Update (September 29, 2014): Plaintiffs in the putative class action described below signed a contract promising to bring any lawsuit under the contract in Illinois state court (Cook County). Then they filed their lawsuit against Oasis Legal Finance in Minnesota. Can plaintiffs get away with that? I expect they can’t but we’ll see. (Plaintiffs’ argument is that the contracts are “void ab initio,” (Complaint, Para. 70), and therefore Minnesota courts should set aside the contract in its entirety, including its forum selection clause.)
I recommend you read the linked Oasis Legal Finance “purchase agreement,” which OLF included in its papers in support of its motion to dismiss. I also think you might enjoy OLF’s “letter of direction” between the “Legal Claim Seller” and her lawyer, also linked.
“I will pay you $620 today. You pay me nothing if you lose your lawsuit. You pay me a maximum of $2,260″ if you recover money in excess of that amount ($2,260) in more than 2 years from now….” That appears to be the deal, roughly, in a nutshell. Does this violate Minnesota law? Why?
(Incidentally, I theorized in the original post that maybe contingent fee lawyers would view litigation financiers as competitors. On further thought, I am now thinking they might be collaborators and facilitators, not competitors, to personal injury lawyers. If this is the case, is McSweeney Langevin biting the hand that feeds? Or helping out an Oasis competitor?)
Original Post (September 19, 2014): Imagine a business model where someone bets with you on whether or not you will be physically injured over a certain period of time and, if you are seriously injured during that time, then you “win” the bet and the other bettor has to pay you up to a certain limit. If you are not injured during that time period, then the counter-party “wins” and you do not get your money back.
This, of course, is the essence of insurance. We do not think of this as gambling. We do not think of this as immoral. We do not think of this as “mere speculation in the troubles of others.”
Imagine that you have bought insurance, you are injured, your insurer foots the bill per the insurance agreement, and then the insurer sues a third-party tortfeasor to recover damages the insurer paid out for your injury. We generally do not think of this as gambling and we do not generally think of this as immoral. It’s very common. It is not a prohibited “agreement between a stranger to a lawsuit and a litigant by which the stranger pursues the litigant’s claims as consideration for receiving part of any judgment proceeds.”
Now, how about this: you are injured and you carry no insurance. (Maybe you are injured in such a way for which there is no insurance available.) And a “legal finance” company proposes to finance a lawsuit, agrees to give you money up front in exchange for a share of any recovery in a lawsuit against a third-party tortfeasor. You might call this “after-the-accident insurance” in a way, right? Or you might call it “litigation insurance.” Does this scenario somehow convert the circumstances to gambling? To something immoral? To something illegal? To something that courts and legislators should make illegal as socially harmful?

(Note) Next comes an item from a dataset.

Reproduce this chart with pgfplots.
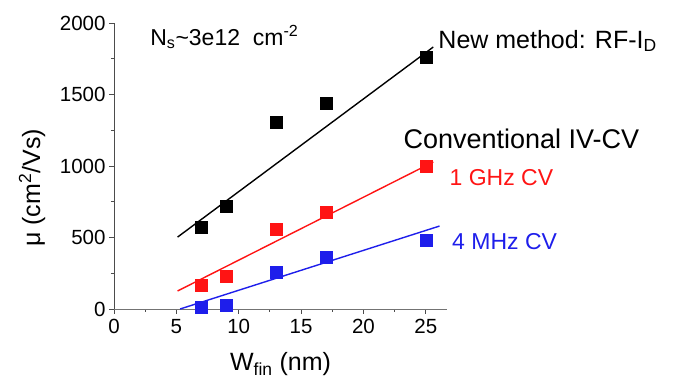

The irony about Johnson v. Wright, a 2004 Minnesota Court of Appeals case that addresses these issues, is that the underlying case was against Mystic Lake Casino. In that case, the Court of Appeals struck down a “litigation finance” agreement as “champertous.” Holding: Gambling’s ok, except when it is not ok.
According to the “Fountain Complaint,” here is how the OLF system works: OLF pays injured people an estimated portion of the value of injured persons’ lawsuits. If the injured persons make a recovery in their lawsuits, OLF gets a cut of the recovery. If the injured person gets no recovery, OLF gets nothing.
Does that sound familiar? Have you ever wondered how personal injury lawyers, like McSweeney Langevin, come to think of it, structure their agreements with their clients?
Of course, personal injury lawyers “speculate in the troubles of others.” Personal injury lawyers “enter into agreements whereby they pursue the litigants’ claims as consideration for receiving part of any judgment proceeds.”
Could it be that the problem with OLF “profiting from the injuries of strangers” is not that doing so is inherently immoral? Could it legal to do so? Maybe the problem is that OLF and similar businesses mean competition for lawyers? Come to think of it, what could be more immoral or illegal than that?